Bertahun-tahun hidup dibakar amarah, bertahan hidup sumber amarah berasal dari luar dirinya, Pram tetap teguh, dengan cara apapun ia akan berusaha menciptakan sesuatu yang abadi. Setelah tahun 2000-an, ketika sorak sorai kebebasan memenuhi gaung kehidupan sekitarnya, Pram mulai kesulitan untuk berkarya lebih produktif dibanding masa mudanya. Kemampuannya menulis menurun seperti kemampuannya membaca. Namun, alih-alih menyerah, Pram teguh, ia ingin menciptakan keabadian, seolah Chairil berkata akan hidup 1000 tahun lagi. Apa yang tersisa, ia lakukan dengan mengedepankan tubuh dan menurunkan kinerja otak. Pada tahun-tahun tersebut, Pram mengalami stroke (gempa waktu) dan perlahan pulih. Rutinitas harian yang selalu dilakoninya setiap hari adalah membakar sampah.

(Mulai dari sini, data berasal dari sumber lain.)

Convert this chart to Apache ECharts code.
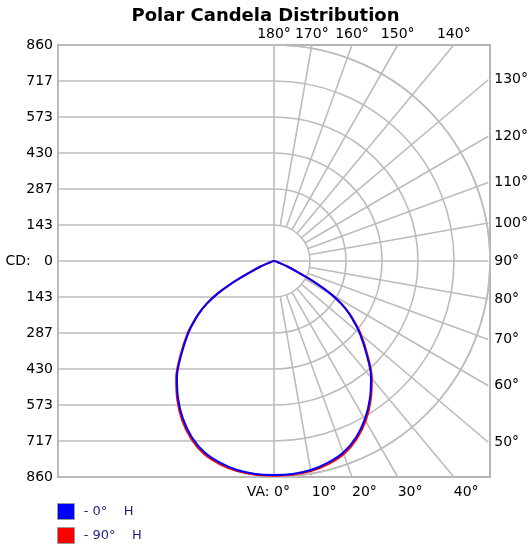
<!DOCTYPE html>
<html>
<head>
<meta charset="utf-8">
<script src="https://cdn.jsdelivr.net/npm/echarts@6/dist/echarts.min.js"></script>
<style>
html, body { margin: 0; padding: 0; background: #fff; }
#main { width: 531px; height: 548px; }
</style>
</head>
<body>
<div id="main"></div>
<script>
// vertical angle (deg from nadir) and candela
var verticalAngles = [0, 5, 10, 15, 20, 25, 30, 35, 40, 45, 50, 52.5, 55, 57.5, 60, 62.5, 65, 67.5, 70, 72.5, 75, 80, 90, 100, 110, 120, 130, 140, 150, 160, 170, 180];
var candela0H  = [852, 851, 845, 831, 810, 774, 725, 666, 601, 520, 445, 405, 365, 318, 258, 180, 100, 60, 25, 0, 0, 0, 0, 0, 0, 0, 0, 0, 0, 0, 0, 0];
var candela90H = [855, 854, 849, 837, 817, 781, 732, 672, 606, 525, 450, 409, 368, 320, 260, 181, 100, 60, 25, 0, 0, 0, 0, 0, 0, 0, 0, 0, 0, 0, 0, 0];
var legendNames = ['- 0°    H', '- 90°    H'];

// axis ticks
var cdMax = 860;
var cdStep = cdMax / 6;
var gridAngles = [10, 20, 30, 40, 50, 60, 70, 80, 90, 100, 110, 120, 130, 140, 150, 160, 170];
var topAngles = [180, 170, 160, 150, 140];
var rightAngles = [130, 120, 110, 100, 90, 80, 70, 60, 50];
var bottomAngles = [0, 10, 20, 30, 40];

var RAD = Math.PI / 180;
var FONT = 'DejaVu Sans';
var gridColor = '#bcbcbc';

// full loop: right half is the angle itself, left half mirrored
function loop(values) {
    var pts = [];
    for (var i = 0; i < verticalAngles.length; i++) {
        pts.push([values[i], verticalAngles[i]]);
    }
    for (var j = verticalAngles.length - 1; j >= 0; j--) {
        pts.push([values[j], 360 - verticalAngles[j]]);
    }
    return pts;
}

// radial grid lines from inner ring out to the frame
function radials() {
    var out = [];
    for (var i = 0; i < gridAngles.length; i++) {
        var a = gridAngles[i] * RAD;
        var r0 = gridAngles[i] === 90 ? 0 : cdStep;
        var r1 = cdMax / Math.max(Math.abs(Math.sin(a)), Math.abs(Math.cos(a)));
        out.push({coords: [[r0 * Math.sin(a), -r0 * Math.cos(a)], [r1 * Math.sin(a), -r1 * Math.cos(a)]]});
    }
    return out;
}

var labelStyle = {color: '#000', fontSize: 14, fontFamily: FONT};
var noAxis = {axisLine: {show: false}, axisTick: {show: false}, splitLine: {show: false}};

var chart = echarts.init(document.getElementById('main'));
chart.setOption({
    animation: false,
    title: {
        text: 'Polar Candela Distribution',
        left: 'center',
        top: 2,
        textStyle: {fontSize: 18, fontWeight: 'bold', fontFamily: FONT, color: '#000'}
    },
    legend: {
        orient: 'vertical',
        left: 57,
        top: 503,
        padding: 0,
        itemWidth: 17,
        itemHeight: 16,
        itemGap: 7,
        icon: 'rect',
        data: legendNames,
        formatter: function (n) { return ' ' + n; },
        itemStyle: {borderColor: '#9a9a9a', borderWidth: 1},
        textStyle: {color: '#1f1f8a', fontSize: 13, fontFamily: FONT}
    },
    grid: [
        {left: 58, top: 45, width: 432, height: 432, show: true, borderColor: '#b4b4b4', borderWidth: 2},
        {left: 58, top: 45, width: 216, height: 432},
        {left: 274, top: 45, width: 216, height: 432}
    ],
    xAxis: [
        {gridIndex: 0, type: 'value', min: -cdMax, max: cdMax, show: false},
        Object.assign({gridIndex: 1, type: 'value', min: -cdMax, max: 0, interval: cdMax, axisLabel: {show: false}}, noAxis,
            {splitLine: {show: true, lineStyle: {color: gridColor, width: 1.6}}}),
        Object.assign({gridIndex: 2, type: 'value', position: 'top', min: 0, max: cdMax}, noAxis, {
            axisLabel: Object.assign({
                margin: 4,
                customValues: topAngles.map(function (a) { return cdMax * Math.tan((180 - a) * RAD); }),
                formatter: function (v) { return Math.round(180 - Math.atan(v / cdMax) / RAD) + '°'; }
            }, labelStyle)
        }),
        Object.assign({gridIndex: 2, type: 'value', position: 'bottom', min: 0, max: cdMax}, noAxis, {
            axisLabel: Object.assign({
                margin: 8,
                align: 'left',
                customValues: bottomAngles.map(function (a) { return cdMax * Math.tan(a * RAD); }),
                formatter: function (v) { return Math.round(Math.atan(v / cdMax) / RAD) + '°'; }
            }, labelStyle)
        }),
        Object.assign({gridIndex: 2, type: 'value', position: 'bottom', min: 0, max: cdMax}, noAxis, {
            axisLabel: Object.assign({
                margin: 8,
                align: 'right',
                customValues: [0],
                formatter: function () { return 'VA: '; }
            }, labelStyle)
        })
    ],
    yAxis: [
        Object.assign({gridIndex: 0, type: 'value', min: -cdMax, max: cdMax, interval: cdStep}, noAxis, {
            axisLabel: Object.assign({
                margin: 5,
                formatter: function (v) {
                    var c = Math.round(Math.abs(v));
                    return c === 0 ? 'CD:   0' : String(c);
                }
            }, labelStyle)
        }),
        Object.assign({gridIndex: 1, type: 'value', min: -cdMax, max: cdMax, interval: cdStep, axisLabel: {show: false}}, noAxis,
            {splitLine: {show: true, lineStyle: {color: gridColor, width: 1.6}}}),
        Object.assign({gridIndex: 2, type: 'value', position: 'right', min: -cdMax, max: cdMax}, noAxis, {
            axisLabel: Object.assign({
                margin: 6,
                padding: [4, 0, 0, 0],
                customValues: rightAngles.map(function (a) { return cdMax * Math.tan((a - 90) * RAD); }),
                formatter: function (v) { return Math.round(90 + Math.atan(v / cdMax) / RAD) + '°'; }
            }, labelStyle)
        })
    ],
    polar: [
        {center: [274, 261], radius: 216},
        {center: [274, 261], radius: 216}
    ],
    angleAxis: [
        {polarIndex: 0, type: 'value', min: 0, max: 180, startAngle: 90, endAngle: -90, clockwise: true,
            axisLine: {show: true, lineStyle: {color: gridColor, width: 1.6}},
            axisTick: {show: false}, axisLabel: {show: false}, splitLine: {show: false}},
        {polarIndex: 1, type: 'value', min: 0, max: 360, startAngle: 270, clockwise: false, show: false}
    ],
    radiusAxis: [
        {polarIndex: 0, type: 'value', min: 0, max: cdMax, interval: cdStep,
            axisLine: {show: false}, axisTick: {show: false}, axisLabel: {show: false},
            splitLine: {show: true, lineStyle: {color: gridColor, width: 1.6}}},
        {polarIndex: 1, type: 'value', min: 0, max: cdMax, show: false}
    ],
    series: [
        {
            type: 'lines',
            coordinateSystem: 'cartesian2d',
            xAxisIndex: 2,
            yAxisIndex: 2,
            silent: true,
            data: radials(),
            lineStyle: {color: gridColor, width: 1.6, opacity: 1}
        },
        {
            name: legendNames[1],
            type: 'line',
            coordinateSystem: 'polar',
            polarIndex: 1,
            data: loop(candela90H),
            symbol: 'none',
            smooth: 0.3,
            color: '#ff0000',
            lineStyle: {color: '#ff0000', width: 2}
        },
        {
            name: legendNames[0],
            type: 'line',
            coordinateSystem: 'polar',
            polarIndex: 1,
            data: loop(candela0H),
            symbol: 'none',
            smooth: 0.3,
            color: '#0000ff',
            lineStyle: {color: '#0000ff', width: 2}
        }
    ]
});
</script>
</body>
</html>
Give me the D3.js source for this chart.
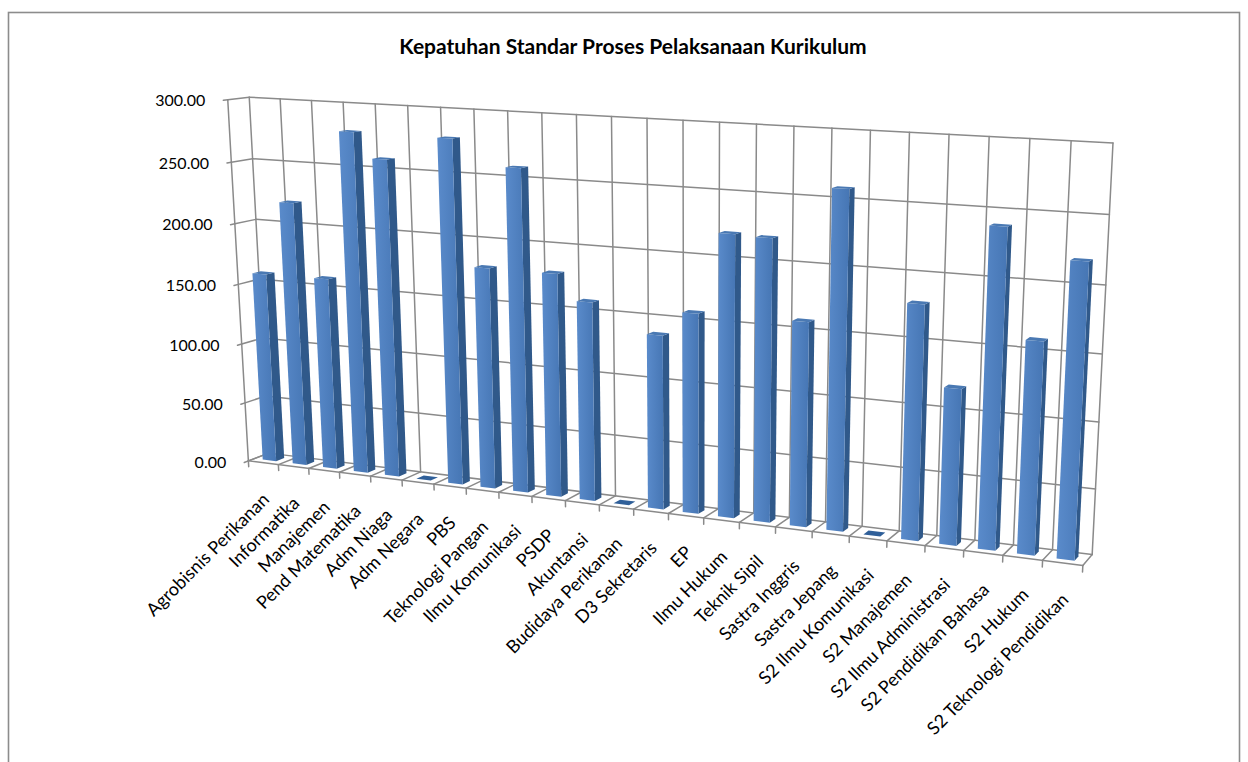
<!DOCTYPE html>
<html>
<head>
<meta charset="utf-8">
<script src="https://cdn.jsdelivr.net/npm/d3@7"></script>
<style>
  html, body { margin: 0; padding: 0; background: #fff; }
  svg { display: block; }
  text { font-family: Lato, "Open Sans", "DejaVu Sans", sans-serif; fill: #000; }
</style>
</head>
<body>
<svg id="chart" width="1248" height="762"></svg>
<script>
// ---- data -----------------------------------------------------------------
const title = "Kepatuhan Standar Proses Pelaksanaan Kurikulum";

const categories = [
  "Agrobisnis Perikanan", "Informatika", "Manajemen", "Pend Matematika",
  "Adm Niaga", "Adm Negara", "PBS", "Teknologi Pangan", "Ilmu Komunikasi",
  "PSDP", "Akuntansi", "Budidaya Perikanan", "D3 Sekretaris", "EP",
  "Ilmu Hukum", "Teknik Sipil", "Sastra Inggris", "Sastra Jepang",
  "S2 Ilmu Komunikasi", "S2 Manajemen", "S2 Ilmu Administrasi",
  "S2 Pendidikan Bahasa", "S2 Hukum", "S2 Teknologi Pendidikan"
];

const values = [
  158.5, 219, 159, 279, 259, 0, 278.5, 179, 259,
  179, 159, 0, 138, 157.5, 220, 219, 158.5, 259,
  0, 179, 119, 239.5, 159.5, 219
];

const valueTicks = [0, 50, 100, 150, 200, 250, 300];
const tickFormat = d3.format(".2f");

// ---- camera ---------------------------------------------------------------
// The plot box is the unit cube (x: categories, y: value, z: front -> back).
// A perspective camera is calibrated from where the box corners sit on the page.
const boxCorners = [
  { w: [0, 1, 0], s: [228, 100] },
  { w: [0, 1, 1], s: [249, 97] },
  { w: [1, 1, 1], s: [1113, 143] },
  { w: [0, 0, 0], s: [248, 461] },
  { w: [0, 0, 1], s: [269, 453] },
  { w: [1, 0, 1], s: [1092, 555] },
  { w: [1, 0, 0], s: [1083, 565] }
];

function solveLinear(A, b) {
  const n = b.length;
  const M = A.map((row, i) => row.concat([b[i]]));
  for (let c = 0; c < n; c++) {
    let piv = c;
    for (let r = c + 1; r < n; r++) if (Math.abs(M[r][c]) > Math.abs(M[piv][c])) piv = r;
    [M[c], M[piv]] = [M[piv], M[c]];
    for (let r = 0; r < n; r++) {
      if (r === c) continue;
      const f = M[r][c] / M[c][c];
      for (let k = c; k <= n; k++) M[r][k] -= f * M[c][k];
    }
  }
  return M.map((row, i) => row[n] / row[i]);
}

function calibrate(points) {
  const cx = 640, cy = 380, k = 500;
  const rows = [], rhs = [];
  points.forEach(({ w: [X, Y, Z], s: [su, sv] }) => {
    const u = (su - cx) / k, v = (sv - cy) / k;
    rows.push([X, Y, Z, 1, 0, 0, 0, 0, -u * X, -u * Y, -u * Z]); rhs.push(u);
    rows.push([0, 0, 0, 0, X, Y, Z, 1, -v * X, -v * Y, -v * Z]); rhs.push(v);
  });
  const m = 11;
  const N = Array.from({ length: m }, () => new Array(m).fill(0));
  const r = new Array(m).fill(0);
  rows.forEach((row, i) => {
    for (let a = 0; a < m; a++) {
      r[a] += row[a] * rhs[i];
      for (let c = 0; c < m; c++) N[a][c] += row[a] * row[c];
    }
  });
  const p = solveLinear(N, r);
  return (X, Y, Z) => {
    const w = p[8] * X + p[9] * Y + p[10] * Z + 1;
    return [
      (p[0] * X + p[1] * Y + p[2] * Z + p[3]) / w * k + cx,
      (p[4] * X + p[5] * Y + p[6] * Z + p[7]) / w * k + cy
    ];
  };
}

const camera = calibrate(boxCorners);

// ---- scales ---------------------------------------------------------------
const x = d3.scaleLinear().domain([0, categories.length]).range([0, 1]);
const band = d3.scaleBand().domain(categories).range([0, 1])
  .paddingInner(0.55).paddingOuter(0.275);
const y = d3.scaleLinear().domain([0, 300]).range([0, 1]);
const barDepth = [0.3, 0.7];

const pt = (xw, v, z) => camera(xw, y(v), z);
const poly = pts => "M" + pts.map(p => p[0].toFixed(2) + "," + p[1].toFixed(2)).join("L") + "Z";
const seg = (a, b) => "M" + a[0].toFixed(2) + "," + a[1].toFixed(2) + "L" + b[0].toFixed(2) + "," + b[1].toFixed(2);

// ---- drawing --------------------------------------------------------------
const svg = d3.select("#chart");

const defs = svg.append("defs");
const grad = defs.append("linearGradient").attr("id", "frontFace")
  .attr("x1", "0").attr("y1", "0").attr("x2", "1").attr("y2", "0");
grad.append("stop").attr("offset", "0").attr("stop-color", "#5a8bcb");
grad.append("stop").attr("offset", "1").attr("stop-color", "#4676b4");

// chart frame
svg.append("rect")
  .attr("x", 8.5).attr("y", 12.5).attr("width", 1231).attr("height", 800)
  .attr("fill", "#fff").attr("stroke", "#8c8c8c").attr("stroke-width", 1.6);

svg.append("text")
  .attr("x", 633).attr("y", 54)
  .attr("text-anchor", "middle")
  .attr("font-size", 21).attr("font-weight", "bold")
  .text(title);

const grid = svg.append("g")
  .attr("fill", "none").attr("stroke", "#8a8a8a").attr("stroke-width", 1.5)
  .attr("stroke-linecap", "round");

const boundaries = d3.range(categories.length + 1);

// back wall: value gridlines and category gridlines
grid.selectAll(".back-h").data(valueTicks).join("path")
  .attr("d", v => seg(pt(0, v, 1), pt(1, v, 1)));
grid.selectAll(".back-v").data(boundaries).join("path")
  .attr("d", k => seg(pt(x(k), 0, 1), pt(x(k), 300, 1)));
// side wall
grid.selectAll(".side-h").data(valueTicks).join("path")
  .attr("d", v => seg(pt(0, v, 0), pt(0, v, 1)));
grid.append("path").attr("d", seg(pt(0, 0, 0), pt(0, 300, 0)));
// floor
grid.selectAll(".floor-d").data(boundaries).join("path")
  .attr("d", k => seg(pt(x(k), 0, 0), pt(x(k), 0, 1)));
grid.append("path").attr("d", seg(pt(0, 0, 0), pt(1, 0, 0)));
// ticks
grid.selectAll(".vtick").data(valueTicks).join("path")
  .attr("d", v => seg(pt(0, v, 0), pt(0, v, -0.2)));
grid.selectAll(".ctick").data(boundaries).join("path")
  .attr("d", k => seg(pt(x(k), 0, 0), pt(x(k), -5, 0)));

// bars
const bars = svg.append("g").selectAll("g")
  .data(categories.map((c, i) => ({ c, v: values[i] })))
  .join("g");

bars.each(function (d) {
  const g = d3.select(this);
  const x0 = band(d.c), x1 = x0 + band.bandwidth();
  const [z0, z1] = barDepth;
  if (d.v > 0) {
    g.append("path")
      .attr("d", poly([pt(x1, 0, z0), pt(x1, 0, z1), pt(x1, d.v, z1), pt(x1, d.v, z0)]))
      .attr("fill", "#30598a");
    g.append("path")
      .attr("d", poly([pt(x0, 0, z0), pt(x1, 0, z0), pt(x1, d.v, z0), pt(x0, d.v, z0)]))
      .attr("fill", "url(#frontFace)");
    g.append("path")
      .attr("d", poly([pt(x0, d.v, z0), pt(x1, d.v, z0), pt(x1, d.v, z1), pt(x0, d.v, z1)]))
      .attr("fill", "#4a79b3");
  } else {
    g.append("path")
      .attr("d", poly([pt(x0, 0, z0), pt(x1, 0, z0), pt(x1, 0, z1), pt(x0, 0, z1)]))
      .attr("fill", "#2f5f99");
  }
});

// value axis labels
svg.append("g").selectAll("text").data(valueTicks).join("text")
  .attr("x", v => pt(0, v, -0.2)[0] - 18)
  .attr("y", v => pt(0, v, -0.2)[1])
  .attr("dy", "0.35em")
  .attr("text-anchor", "end")
  .attr("font-size", 16)
  .text(tickFormat);

// category labels
svg.append("g").selectAll("text").data(categories).join("text")
  .attr("transform", c => {
    const p = pt(band(c) + band.bandwidth() / 2, 0, 0);
    return `translate(${p[0] + 7},${p[1] + 38}) rotate(-45)`;
  })
  .attr("text-anchor", "end")
  .attr("font-size", 18)
  .text(c => c);
</script>
</body>
</html>
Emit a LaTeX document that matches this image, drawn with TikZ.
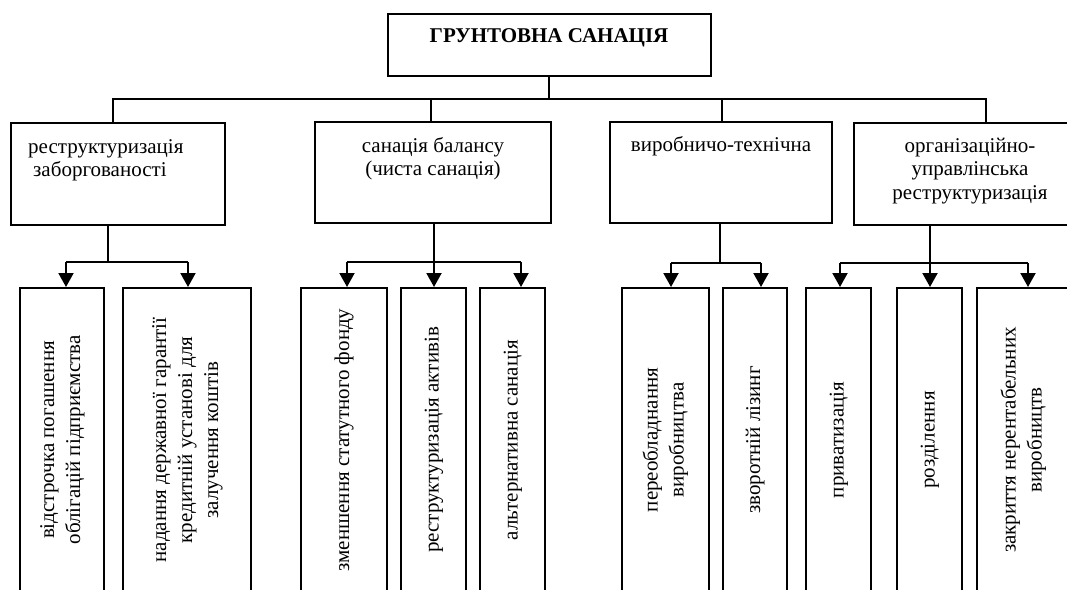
\documentclass[tikz,border=0pt]{standalone}
\usepackage{fontspec}
\setmainfont{Liberation Serif}
\usepackage{graphicx}
\usetikzlibrary{positioning,arrows.meta}
\newcommand{\vlabel}[1]{\rotatebox{90}{\begin{tabular}{@{}c@{}}#1\end{tabular}}}

\begin{document}
\begin{tikzpicture}[x=1pt,y=-1pt,
    box/.style={draw,line width=2pt,inner sep=0pt},
    vbox/.style={box,minimum height=304pt,font=\fontsize{21}{26}\selectfont},
    caption/.style={inner sep=0pt,font=\fontsize{21}{23.5}\selectfont},
    link/.style={line width=1.5pt},
    branch/.style={line width=2pt},
    arrow/.style={line width=2pt,-{Triangle[length=14pt,width=15pt]}}]
  \useasboundingbox (0,0) rectangle (1067,589);
  \clip (0,0) rectangle (1067,589);
  % top level
  \node[box,minimum width=323pt,minimum height=62pt] (main) at (549,45) {};
  \node[caption,font=\fontsize{21}{23.5}\selectfont\bfseries,below=29pt of main.north,anchor=base] {ГРУНТОВНА САНАЦІЯ};
  % second level (base = last line)
  \node[box,minimum width=214pt,minimum height=102pt] (debt) at (118,174) {};
  \node[caption,align=left,below right=54.5pt and 18pt of debt.north west,anchor=base west] {реструктуризація\\\hspace*{5pt}заборгованості};
  \node[box,minimum width=236pt,minimum height=101pt] (balance) at (433,172.5) {};
  \node[caption,align=center,below=54.5pt of balance.north,anchor=base] {санація балансу\\(чиста санація)};
  \node[box,minimum width=222pt,minimum height=101pt] (tech) at (721,172.5) {};
  \node[caption,below=30pt of tech.north,anchor=base] {виробничо-технічна};
  \node[box,minimum width=232pt,minimum height=102pt] (org) at (970,174) {};
  \node[caption,align=center,below=77pt of org.north,anchor=base] {організаційно-\\управлінська\\реструктуризація};
  % third level
  \node[vbox,minimum width=84pt] (delay) at (62,440) {\vlabel{відстрочка погашення\\облігацій підприємства}};
  \node[vbox,minimum width=128pt] (guarantee) at (187,440) {\vlabel{надання державної гарантії\\кредитній установі для\\залучення коштів}};
  \node[vbox,minimum width=86pt] (capital) at (344,440) {\vlabel{зменшення статутного фонду}};
  \node[vbox,minimum width=65pt] (assets) at (433.5,440) {\vlabel{реструктуризація активів}};
  \node[vbox,minimum width=65pt] (alt) at (512.5,440) {\vlabel{альтернативна санація}};
  \node[vbox,minimum width=87pt] (refit) at (665.5,440) {\vlabel{переобладнання\\виробництва}};
  \node[vbox,minimum width=64pt] (lease) at (755,440) {\vlabel{зворотній лізинг}};
  \node[vbox,minimum width=65pt] (priv) at (838.5,440) {\vlabel{приватизація}};
  \node[vbox,minimum width=65pt] (split) at (929.5,440) {\vlabel{розділення}};
  \node[vbox,minimum width=93pt] (close) at (1023.5,440) {\vlabel{закриття нерентабельних\\виробництв}};
  % bus under the main box
  \coordinate (busL) at (113,99);
  \coordinate (busB) at (431,99);
  \coordinate (busT) at (722,99);
  \coordinate (busR) at (986,99);
  \draw[link] (main.south) -- (main.south |- busL);
  \draw[link] (busL |- debt.north) -- (busL) -- (busR) -- (busR |- org.north);
  \draw[link] (busB) -- (busB |- balance.north);
  \draw[link] (busT) -- (busT |- tech.north);
  % branches to the third level
  \coordinate (j1) at (108,262);
  \coordinate (j2) at (434,262);
  \coordinate (j3) at (720,263);
  \coordinate (j4) at (930,263);
  \draw[link] (j1 |- debt.south) -- (j1);
  \draw[link] (j2 |- balance.south) -- (j2);
  \draw[link] (j3 |- tech.south) -- (j3);
  \draw[link] (j4 |- org.south) -- (j4);
  \draw[branch] (66,262) -- (188,262);
  \draw[branch] (347,262) -- (521,262);
  \draw[branch] (671,263) -- (761,263);
  \draw[branch] (840,263) -- (1028,263);
  \foreach \x/\y/\n in {66/262/delay,188/262/guarantee,347/262/capital,434/262/assets,521/262/alt,
                         671/263/refit,761/263/lease,840/263/priv,930/263/split,1028/263/close}
    \draw[arrow] (\x,\y) -- (\x,\y |- \n.north);
\end{tikzpicture}
\end{document}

Sembari tertawa, seolah menyaksikan betapa sukarnya keabadian dicapai, ketika diwawancarai oleh Majalah Playboy pada 7 April 2006, Pram menjelaskan mengapa membakar sampah. Ada kenikmatannya, aku bisa bilang: “lihat, aku bisa menghancurkan kau!”. Ia tertawa melihat sampah-sampah itu dibakar dan hancur. Pram seolah berhadapan dengan api yang membakar keabadian, api yang selalu mendampingi hidupnya selama ini. Entah apa yang dibayangkan menjelang hari kematiannya, tetapi api menjadi bagian dari diri Pram. Yang jelas, Api itu bukan api yang membakar orang lain, bukan api benci, ia melihat api yang tak dilihat orang lain. Astuti menjelaskan, perilaku ini membuat ayahnya merasa mampu meluapkan emosi, sesuatu yang tak sanggup ia tuliskan, “Dia bakar sampah sampai habis tak bersisa. Itu kepuasan buat dia,” kata Astuti. Barangkali, pada waktu yang lain, di tempat yang entah, Pram hari ini masih diselimuti Api. Tak ada keabadian, hanya ada Api yang terus membakar. Waktu terbakar.